A: The inclusion $\mathbb RP^2\to \mathbb CP^2$ has no kernel in the pointed homotopy category.
Proof: 
Suppose $X\to \mathbb RP^2$ is such a kernel. Then maps $S^1\to X$ (in that category) correspond bijectively to maps $S^1\to\mathbb RP^2$ such that the composed map $S^1\to \mathbb CP^2$ is trivial. This means that $\pi_1(X)$ has order $2$. 
It follows that there is a map $\mathbb RP^2\to X$ inducing an isomorphism of $\pi_1$. The composed map $\mathbb RP^2\to X\to \mathbb RP^2$ also induces an isomorphism of $\pi_1$, therefore also of $H^1$ with $\mathbb Z/2$ coefficients, therefore (using naturality of cup products) an iso of $H^2$ with $\mathbb Z/2$ coefficients.

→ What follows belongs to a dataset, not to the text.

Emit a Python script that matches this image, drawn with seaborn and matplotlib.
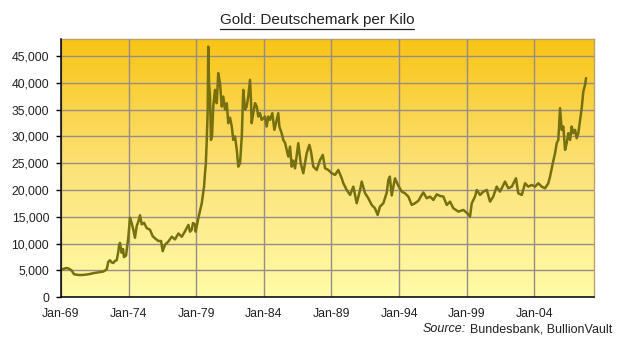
import numpy as np
import pandas as pd
import matplotlib
matplotlib.use("Agg")
import matplotlib.pyplot as plt
from matplotlib.colors import LinearSegmentedColormap
from matplotlib.lines import Line2D
import seaborn as sns

# ---- data (decimal year, DM per kilo) ----
years = [
    1969.00, 1969.17, 1969.37, 1969.54, 1969.79, 1969.96, 1970.28, 1970.55, 1970.90,
    1971.14, 1971.39, 1971.66, 1971.88, 1972.13, 1972.38, 1972.50, 1972.62, 1972.75,
    1972.87, 1972.99, 1973.12, 1973.24, 1973.29, 1973.36, 1973.49, 1973.59, 1973.66,
    1973.81, 1973.98, 1974.10, 1974.23, 1974.35, 1974.47, 1974.60, 1974.72, 1974.84,
    1974.97, 1975.14, 1975.34, 1975.58, 1975.78, 1975.95, 1976.20, 1976.40, 1976.52,
    1976.69, 1976.94, 1977.19, 1977.43, 1977.68, 1977.93, 1978.17, 1978.42, 1978.54,
    1978.67, 1978.76, 1978.91, 1978.96, 1979.16, 1979.41, 1979.58, 1979.65, 1979.71,
    1979.78, 1979.85, 1979.89, 1979.95, 1980.02, 1980.09, 1980.17, 1980.26, 1980.39,
    1980.52, 1980.63, 1980.76, 1980.89, 1981.00, 1981.13, 1981.26, 1981.37, 1981.50,
    1981.63, 1981.74, 1981.87, 1982.00, 1982.11, 1982.24, 1982.37, 1982.48, 1982.61,
    1982.73, 1982.85, 1982.98, 1983.05, 1983.10, 1983.22, 1983.35, 1983.48, 1983.59,
    1983.72, 1983.84, 1984.09, 1984.21, 1984.33, 1984.46, 1984.63, 1984.78, 1984.95,
    1985.07, 1985.15, 1985.32, 1985.44, 1985.57, 1985.69, 1985.81, 1985.94, 1986.06,
    1986.18, 1986.31, 1986.55, 1986.73, 1986.92, 1987.17, 1987.37, 1987.49, 1987.66,
    1987.91, 1988.16, 1988.36, 1988.53, 1988.77, 1989.02, 1989.27, 1989.51, 1989.76,
    1989.88, 1990.13, 1990.38, 1990.62, 1990.87, 1991.12, 1991.24, 1991.49, 1991.73,
    1991.98, 1992.22, 1992.42, 1992.59, 1992.84, 1993.09, 1993.21, 1993.32, 1993.46,
    1993.70, 1993.95, 1994.20, 1994.44, 1994.69, 1994.94, 1995.18, 1995.43, 1995.68,
    1995.80, 1996.05, 1996.29, 1996.54, 1996.79, 1997.03, 1997.28, 1997.53, 1997.77,
    1998.02, 1998.39, 1998.76, 1999.05, 1999.25, 1999.38, 1999.62, 1999.75, 1999.99,
    2000.24, 2000.49, 2000.73, 2000.97, 2001.22, 2001.47, 2001.84, 2002.08, 2002.34,
    2002.65, 2002.82, 2003.08, 2003.32, 2003.56, 2003.81, 2004.06, 2004.30, 2004.55,
    2004.80, 2005.04, 2005.17, 2005.37, 2005.54, 2005.66, 2005.78, 2005.91, 2006.03,
    2006.15, 2006.28, 2006.40, 2006.52, 2006.65, 2006.77, 2006.89, 2007.02, 2007.14,
    2007.26, 2007.39, 2007.51, 2007.63, 2007.76, 2007.83,
]
dm_per_kilo = [
    5250, 5270, 5450, 5400, 5000, 4300, 4170, 4150, 4250,
    4350, 4500, 4600, 4700, 4800, 5200, 6640, 6900, 6500,
    6400, 6800, 6900, 8500, 9600, 10150, 8300, 9000, 7500,
    7800, 11200, 14850, 13800, 12600, 11100, 13300, 14100, 15300,
    13600, 13900, 12900, 12600, 11400, 11000, 10500, 10500, 8600,
    9800, 10400, 11300, 10800, 11900, 11300, 12300, 13500, 12240,
    12600, 13860, 13600, 12240, 14800, 17540, 20640, 23140, 24800,
    29350, 35000, 46760, 39930, 37430, 29350, 30000, 35570, 38680,
    36200, 41800, 39930, 35570, 37430, 35000, 36200, 32470, 33500,
    31850, 29350, 30000, 27490, 24370, 24990, 29970, 38680, 35000,
    35570, 37430, 40550, 36800, 32470, 34330, 36200, 35570, 33710,
    34330, 33090, 33710, 31850, 33710, 33090, 34330, 31230, 33090,
    34330, 31850, 30600, 29350, 28800, 27500, 26240, 28100, 24370,
    25500, 24060, 28740, 25000, 23140, 26870, 28420, 27180, 24370,
    23750, 25620, 26560, 24060, 23750, 23140, 22830, 23750, 22200,
    21270, 20020, 19090, 20640, 17540, 20020, 21580, 19400, 18470,
    17220, 16600, 15360, 16910, 17540, 19500, 21890, 22510, 19000,
    22200, 20800, 19710, 19400, 18780, 17220, 17540, 18000, 19090,
    19550, 18470, 18780, 18160, 19200, 18900, 18780, 17220, 17840,
    16600, 15980, 16290, 15670, 15040, 17540, 18780, 20020, 19090,
    19710, 20020, 17840, 18780, 20640, 19710, 21580, 20330, 20640,
    22200, 19400, 19090, 21270, 20640, 20950, 20640, 21270, 20640,
    20330, 21270, 22510, 25000, 26870, 28740, 29350, 35270, 31230,
    31850, 27490, 28740, 30600, 29350, 31850, 30600, 31230, 29660,
    30600, 33090, 35270, 38370, 39620, 40870,
]
tick_years = [1969, 1974, 1979, 1984, 1989, 1994, 1999, 2004]
tick_labels = ["Jan-69", "Jan-74", "Jan-79", "Jan-84", "Jan-89", "Jan-94", "Jan-99", "Jan-04"]
y_ticks = list(range(0, 45001, 5000))

title = "Gold: Deutschemark per Kilo"
source_label = "Source:"
source_text = "Bundesbank, BullionVault"

df = pd.DataFrame({"year": years, "value": dm_per_kilo})

sns.set_theme(style="white")
plt.rcParams["font.family"] = ["Liberation Sans", "DejaVu Sans"]

fig = plt.figure(figsize=(6.2, 3.52), dpi=100)
fig.patch.set_facecolor("white")
ax = fig.add_axes([61 / 620, 1 - 297.3 / 352, (594 - 61) / 620, (297.3 - 39) / 352])

# gradient background
cmap = LinearSegmentedColormap.from_list("gold", ["#FFFBA8", "#FCE277", "#F9C414"])
grad = np.linspace(0, 1, 256).reshape(-1, 1)
ax.imshow(grad, cmap=cmap, origin="lower", extent=[0, 1, 0, 1], aspect="auto",
          transform=ax.transAxes, zorder=0)

sns.lineplot(data=df, x="year", y="value", ax=ax, color="#76700f", linewidth=1.8,
             zorder=3)

ax.set_xlim(1969.0, 2008.42)
ax.set_ylim(0, 48170)
ax.set_xticks(tick_years)
ax.set_xticklabels(tick_labels)
ax.set_yticks(y_ticks)
ax.set_yticklabels([f"{v:,}" for v in y_ticks])
ax.set_xlabel("")
ax.set_ylabel("")

ax.grid(True, color="#978c88", linewidth=1.0, zorder=1)
ax.set_axisbelow(False)
for gl in ax.get_xgridlines() + ax.get_ygridlines():
    gl.set_zorder(1)

ax.tick_params(axis="y", which="both", left=True, length=3.5, width=1, color="black",
               pad=5, labelsize=8.8, labelcolor="#222222")
ax.tick_params(axis="x", which="both", bottom=False, length=0, pad=8,
               labelsize=8.8, labelcolor="#222222")

for side in ["left", "bottom"]:
    ax.spines[side].set_color("black")
    ax.spines[side].set_linewidth(1.1)
    ax.spines[side].set_zorder(4)
for side in ["top", "right"]:
    ax.spines[side].set_color("#b9a36a")
    ax.spines[side].set_linewidth(1.0)

# title with underline
t = fig.text(317 / 620, 1 - 20 / 352, title, ha="center", va="center",
             fontsize=11, color="#222222")
fig.canvas.draw()
r = fig.canvas.get_renderer()
bb = t.get_window_extent(renderer=r)
uy = bb.y0 - 1.5
fig.add_artist(Line2D([bb.x0 / 620, bb.x1 / 620], [uy / 352, uy / 352],
                      transform=fig.transFigure, color="#222222", linewidth=0.9))

# source line
s2 = fig.text(612 / 620, 1 - 329 / 352, source_text, ha="right", va="center",
              fontsize=9, color="#222222")
fig.canvas.draw()
bb2 = s2.get_window_extent(renderer=r)
fig.text((bb2.x0 - 4) / 620, 1 - 329 / 352, source_label, ha="right", va="center",
         fontsize=9, style="italic", color="#222222")

fig.savefig("out.png", dpi=100, facecolor="white")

But the map $X\to \mathbb RP^2$ must be zero on $H^2$ because the inclusion $\mathbb RP^2\to\mathbb CP^2$ is an isomorphism on $H^2$ and the composed map $X\to \mathbb RP^2 \to \mathbb CP^2$ is zero.
EDIT:  Also, the degree two map $S^1\to S^1$ has no cokernel. Briefly, any such cokernel would have to be a retract (up to homotopy) of $\mathbb RP^2$, but that would make it either a point or $\mathbb RP^2$ and neither of these does the job.